= Work instructions =
Every line below should be repeated exactly.

= Information shown =
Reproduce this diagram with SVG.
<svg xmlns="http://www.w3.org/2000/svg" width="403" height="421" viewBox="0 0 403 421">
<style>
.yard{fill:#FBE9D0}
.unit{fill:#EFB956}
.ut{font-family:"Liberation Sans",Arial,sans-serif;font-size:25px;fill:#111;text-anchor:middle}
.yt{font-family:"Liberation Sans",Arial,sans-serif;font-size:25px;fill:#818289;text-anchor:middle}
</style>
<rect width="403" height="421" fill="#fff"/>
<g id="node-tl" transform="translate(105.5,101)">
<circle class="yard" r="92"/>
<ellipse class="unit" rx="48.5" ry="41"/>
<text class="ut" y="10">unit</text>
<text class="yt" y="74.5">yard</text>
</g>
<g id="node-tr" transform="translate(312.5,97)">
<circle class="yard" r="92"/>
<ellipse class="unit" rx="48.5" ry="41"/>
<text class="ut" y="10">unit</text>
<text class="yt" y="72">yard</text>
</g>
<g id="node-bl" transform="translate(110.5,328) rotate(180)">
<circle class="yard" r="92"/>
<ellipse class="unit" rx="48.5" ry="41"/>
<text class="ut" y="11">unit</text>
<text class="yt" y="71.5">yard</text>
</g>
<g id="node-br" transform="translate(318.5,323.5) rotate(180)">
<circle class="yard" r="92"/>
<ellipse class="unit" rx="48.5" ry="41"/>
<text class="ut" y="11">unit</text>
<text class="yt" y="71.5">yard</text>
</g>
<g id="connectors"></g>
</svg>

= Written answer =
Reproduce this diagram with SVG.
<svg xmlns="http://www.w3.org/2000/svg" width="403" height="421" viewBox="0 0 403 421">
<style>
.yard{fill:#FBE9D0}
.unit{fill:#EFB956}
.ut{font-family:"Liberation Sans",Arial,sans-serif;font-size:25px;fill:#111;text-anchor:middle}
.yt{font-family:"Liberation Sans",Arial,sans-serif;font-size:25px;fill:#818289;text-anchor:middle}
</style>
<rect width="403" height="421" fill="#fff"/>
<g id="node-tl" transform="translate(105.5,101)">
<circle class="yard" r="92"/>
<ellipse class="unit" rx="48.5" ry="41"/>
<text class="ut" y="10">unit</text>
<text class="yt" y="74.5">yard</text>
</g>
<g id="node-tr" transform="translate(312.5,97)">
<circle class="yard" r="92"/>
<ellipse class="unit" rx="48.5" ry="41"/>
<text class="ut" y="10">unit</text>
<text class="yt" y="72">yard</text>
</g>
<g id="node-bl" transform="translate(110.5,328) rotate(180)">
<circle class="yard" r="92"/>
<ellipse class="unit" rx="48.5" ry="41"/>
<text class="ut" y="11">unit</text>
<text class="yt" y="71.5">yard</text>
</g>
<g id="node-br" transform="translate(318.5,323.5) rotate(180)">
<circle class="yard" r="92"/>
<ellipse class="unit" rx="48.5" ry="41"/>
<text class="ut" y="11">unit</text>
<text class="yt" y="71.5">yard</text>
</g>
<g id="connectors"></g>
</svg>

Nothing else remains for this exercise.